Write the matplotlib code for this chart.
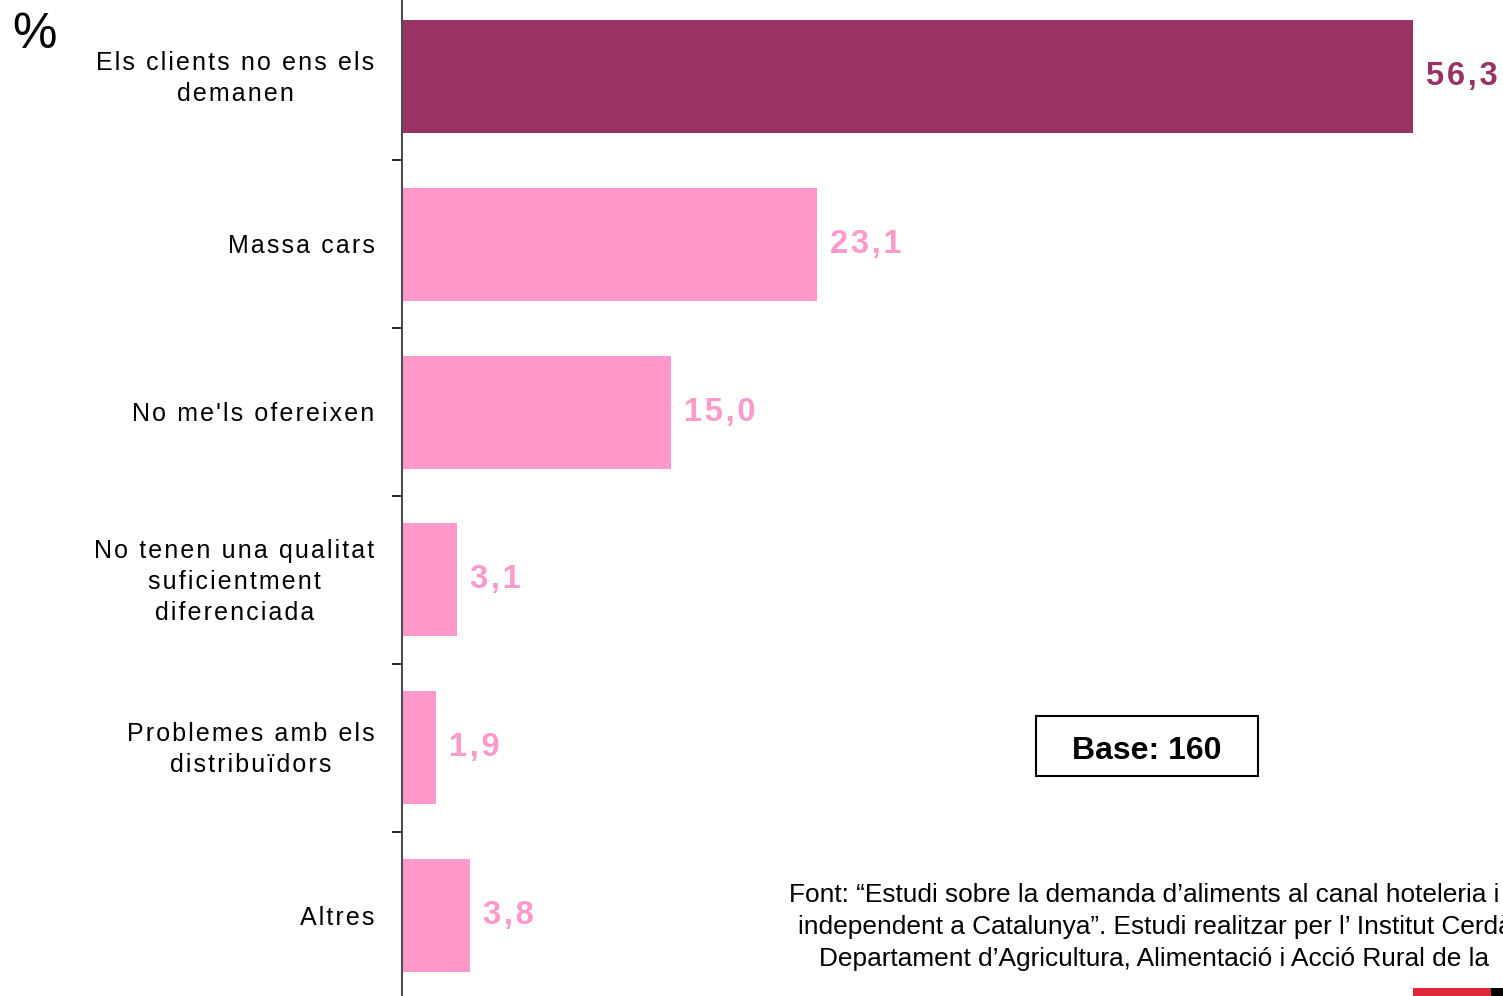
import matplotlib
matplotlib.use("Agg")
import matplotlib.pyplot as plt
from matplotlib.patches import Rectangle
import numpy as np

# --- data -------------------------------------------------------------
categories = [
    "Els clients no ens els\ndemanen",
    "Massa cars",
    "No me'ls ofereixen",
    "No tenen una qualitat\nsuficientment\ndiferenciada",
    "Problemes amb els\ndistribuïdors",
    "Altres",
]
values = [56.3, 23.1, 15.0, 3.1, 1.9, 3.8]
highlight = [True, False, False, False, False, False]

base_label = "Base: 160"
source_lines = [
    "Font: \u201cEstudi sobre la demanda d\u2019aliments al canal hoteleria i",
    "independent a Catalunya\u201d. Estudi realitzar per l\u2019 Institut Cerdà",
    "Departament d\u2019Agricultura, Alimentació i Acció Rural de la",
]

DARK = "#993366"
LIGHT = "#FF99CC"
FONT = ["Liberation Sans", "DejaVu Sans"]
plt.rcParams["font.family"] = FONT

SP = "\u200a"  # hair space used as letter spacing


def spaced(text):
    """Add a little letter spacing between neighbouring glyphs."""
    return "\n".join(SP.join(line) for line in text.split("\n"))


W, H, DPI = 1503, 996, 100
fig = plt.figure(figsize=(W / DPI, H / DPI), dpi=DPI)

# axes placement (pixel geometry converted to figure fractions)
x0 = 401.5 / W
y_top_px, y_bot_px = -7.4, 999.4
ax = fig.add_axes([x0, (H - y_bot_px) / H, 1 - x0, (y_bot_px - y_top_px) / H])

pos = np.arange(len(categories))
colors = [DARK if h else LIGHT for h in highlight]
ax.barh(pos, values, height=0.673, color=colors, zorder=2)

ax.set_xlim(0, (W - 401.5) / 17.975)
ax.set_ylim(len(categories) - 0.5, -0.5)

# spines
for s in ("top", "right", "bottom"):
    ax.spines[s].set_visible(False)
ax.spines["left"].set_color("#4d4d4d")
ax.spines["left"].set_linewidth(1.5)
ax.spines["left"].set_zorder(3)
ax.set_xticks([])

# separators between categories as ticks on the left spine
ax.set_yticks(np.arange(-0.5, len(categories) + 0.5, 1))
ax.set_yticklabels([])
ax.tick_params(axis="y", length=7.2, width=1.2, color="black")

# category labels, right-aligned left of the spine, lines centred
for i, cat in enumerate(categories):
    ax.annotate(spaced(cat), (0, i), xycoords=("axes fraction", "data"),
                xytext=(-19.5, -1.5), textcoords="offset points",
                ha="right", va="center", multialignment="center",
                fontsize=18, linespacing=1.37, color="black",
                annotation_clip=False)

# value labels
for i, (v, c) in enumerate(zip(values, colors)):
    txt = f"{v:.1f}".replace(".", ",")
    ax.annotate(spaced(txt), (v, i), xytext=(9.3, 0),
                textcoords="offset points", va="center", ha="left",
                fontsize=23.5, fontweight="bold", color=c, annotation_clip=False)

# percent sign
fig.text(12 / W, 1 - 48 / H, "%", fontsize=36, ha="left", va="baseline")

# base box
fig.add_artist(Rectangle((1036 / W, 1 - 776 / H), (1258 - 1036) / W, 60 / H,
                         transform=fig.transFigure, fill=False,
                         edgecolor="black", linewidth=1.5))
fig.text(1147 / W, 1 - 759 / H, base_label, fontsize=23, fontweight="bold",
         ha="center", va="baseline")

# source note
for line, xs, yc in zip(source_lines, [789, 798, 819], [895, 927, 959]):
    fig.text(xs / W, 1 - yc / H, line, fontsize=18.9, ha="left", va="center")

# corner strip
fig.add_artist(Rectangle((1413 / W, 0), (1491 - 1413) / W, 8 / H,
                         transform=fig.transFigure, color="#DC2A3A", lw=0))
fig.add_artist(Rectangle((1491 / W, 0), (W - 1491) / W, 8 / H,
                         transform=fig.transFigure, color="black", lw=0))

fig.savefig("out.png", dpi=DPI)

================================

SHORT PROBLEM — Print, exactly as written, the lines above from the first one to the one containing "import numpy as np". Leave out pictures.

CORRECT OUTPUT —
Write the matplotlib code for this chart.
import matplotlib
matplotlib.use("Agg")
import matplotlib.pyplot as plt
from matplotlib.patches import Rectangle
import numpy as np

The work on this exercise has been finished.